Le statut d’hébergeur protège le site jusqu’à un certain point : la connaissance du fait manifestement illicite. Cette connaissance est même présumée lorsque le site a réceptionné une notification comportant plusieurs éléments, en particulier « les motifs légaux pour lesquels le contenu litigieux devrait être retiré ou rendu inaccessible ».

Dernier détail : Gérald Darmanin a porté plainte pour diffamation, infraction susceptible de se voir opposer l’exception de vérité ou la bonne foi. La bonne foi suppose la démonstration de « la légitimité du but poursuivi, l'absence d'animosité personnelle, la prudence et la mesure dans l'expression ainsi que le sérieux de l'enquête ». L’exception de vérité consistera à démontrer la vérité des faits.

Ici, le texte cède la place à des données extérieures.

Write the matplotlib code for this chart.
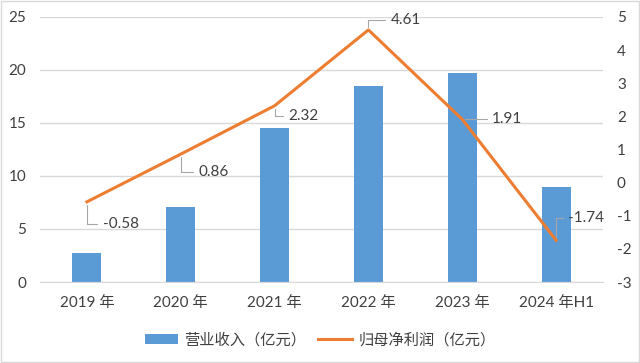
import matplotlib.pyplot as plt
import numpy as np

plt.rcParams['font.family'] = ['Lato', 'Noto Sans CJK SC', 'DejaVu Sans']
plt.rcParams['axes.unicode_minus'] = False

years = ["2019 年", "2020 年", "2021 年", "2022 年", "2023 年", "2024 年H1"]
revenue = [2.7, 7.1, 14.5, 18.5, 19.7, 9.0]
net_profit = [-0.58, 0.86, 2.32, 4.61, 1.91, -1.74]
# label offsets in pixels (dx, dy) for each data label
label_offsets = [(16, -22), (18, -18), (14, -10), (22, 10), (30, 0), (12, 22)]

text_color = "#404040"
bar_color = "#5B9BD5"
line_color = "#ED7D31"

fig = plt.figure(figsize=(6.4, 3.63), dpi=100)
ax = fig.add_axes([40 / 640, 1 - 282 / 363, 563 / 640, 265 / 363])
x = np.arange(len(years))

bars = ax.bar(x, revenue, width=0.31, color=bar_color, label="营业收入（亿元）", zorder=2)
ax.set_ylim(0, 25)
ax.set_yticks(range(0, 26, 5))
ax.set_xlim(-0.5, len(years) - 0.5)
ax.set_xticks(x)
ax.set_xticklabels(years)
ax.grid(axis="y", color="#D9D9D9", linewidth=1, zorder=0)
for s in ["top", "right", "left"]:
    ax.spines[s].set_visible(False)
ax.spines["bottom"].set_color("#D9D9D9")
ax.tick_params(axis="both", length=0, colors=text_color, labelsize=11)
ax.tick_params(axis="x", pad=10)
ax.tick_params(axis="y", pad=10)

ax2 = ax.twinx()
line, = ax2.plot(x, net_profit, color=line_color, linewidth=2.2, label="归母净利润（亿元）", zorder=3)
ax2.set_ylim(-3, 5)
ax2.set_yticks(range(-3, 6))
for s in ax2.spines.values():
    s.set_visible(False)
ax2.tick_params(axis="y", length=0, colors=text_color, labelsize=11, pad=10)

for xi, v, (dx, dy) in zip(x, net_profit, label_offsets):
    ax2.annotate(f"{v:.2f}", xy=(xi, v), xytext=(dx, dy), textcoords="offset pixels",
                 ha="left", va="center", fontsize=11, color=text_color,
                 arrowprops=dict(arrowstyle="-", color="#A6A6A6", lw=0.8,
                                 shrinkA=2, shrinkB=2,
                                 connectionstyle="angle,angleA=0,angleB=90,rad=0"))

fig.legend([bars, line], ["营业收入（亿元）", "归母净利润（亿元）"], loc="center",
           bbox_to_anchor=(0.5, 1 - 340 / 363), ncol=2, frameon=False,
           fontsize=11, labelcolor=text_color, handlelength=2.2,
           columnspacing=0.8, handletextpad=0.4)

fig.patches.append(plt.Rectangle((0.002, 0.003), 0.996, 0.994, transform=fig.transFigure,
                                 fill=False, edgecolor="#D9D9D9", linewidth=1))

fig.savefig("out.png", dpi=100)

Il reviendra donc à l’auteur d’apporter ces justificatifs devant un juge. De son côté, difficile de demander à l’hébergeur de trancher, d’autant qu'Edwy Plenel écrit que « comme chez tout hébergeur, la censure d’un billet de blog suppose le respect d’un formalisme juridique afin de protéger la liberté d’expression, fût-elle polémique. Or le billet de blog visé par le ministre de l’Intérieur n’a préalablement fait l’objet d’aucune demande de dépublication dans les formes légales, ni de la part du ministère de l’Intérieur, ni de la part d’aucune autre administration ».

Et le directeur de la publication de bien se garder de publier le moindre lien vers le contenu dénoncé par Gérald Darmanin.